Despite the optimistic signals from inflation data, the RBI’s projections indicate a challenging environment ahead. For the upcoming fiscal year, real GDP growth is pegged at 6.7%, while the estimates for the current fiscal year have been revised downward to 6.4%, the slowest growth rate in four years. This projected slowdown underscores significant concerns regarding India’s economic recovery, particularly following the 5.4% growth reported for the past quarter, the weakest in nearly two years. Governor Malhotra’s insights reflect a cautious optimism, noting the inherent “growth-inflation dynamics,” which suggest that there is room for measures that stimulate the economy without jeopardizing inflation stability.

The immediate reactions from financial markets following the RBI’s announcement were mixed. The benchmark Nifty 50 index experienced a drop of 0.5%, signaling a degree of investor uncertainty about the implications of the rate cut. Moreover, the yield on 10-year government bonds rose slightly, reflecting an apprehensive market adjustment to the changing monetary landscape. The MPC’s unanimous decision to maintain a “neutral” stance was unexpected for many analysts who anticipated a transition to an “accommodative” policy, highlighting the complexities of the current economic situation that requires careful navigation.

India’s economic environment is further complicated by external factors such as a weakening currency. The Indian rupee has faced pressure, reaching record lows against the US dollar. Any reduction in policy rates risks exacerbating inflationary pressures and could lead to capital outflows, which would further undermine the currency. In light of these challenges, the RBI has proactively engaged in interventions within foreign exchange markets to stabilize the rupee and mitigate the risk of sharp capital flight.

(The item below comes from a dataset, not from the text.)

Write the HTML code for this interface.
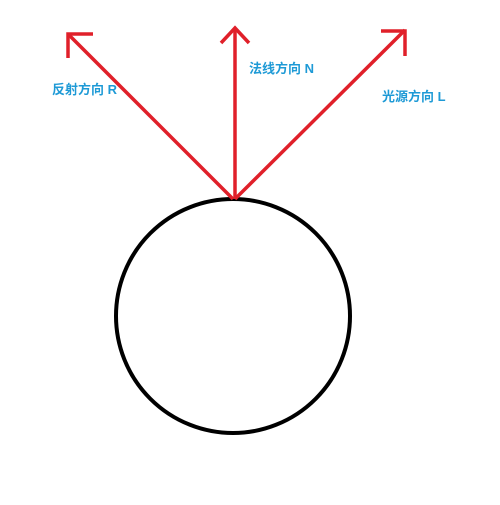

The RBI’s recent decision to cut interest rates marks a pivotal moment in India’s monetary policy, reflective of a broader strategy to support economic recovery amid persistent challenges. Navigating the delicate balance between fostering growth and maintaining inflation control will require astute policymaking moving forward. The implications of this rate cut will undoubtedly unfold in the coming quarters, as stakeholders monitor its impact on both the economic landscape and financial markets. The path ahead may be fraught with difficulties, but the RBI’s proactive approach provides a foundation for potential recovery.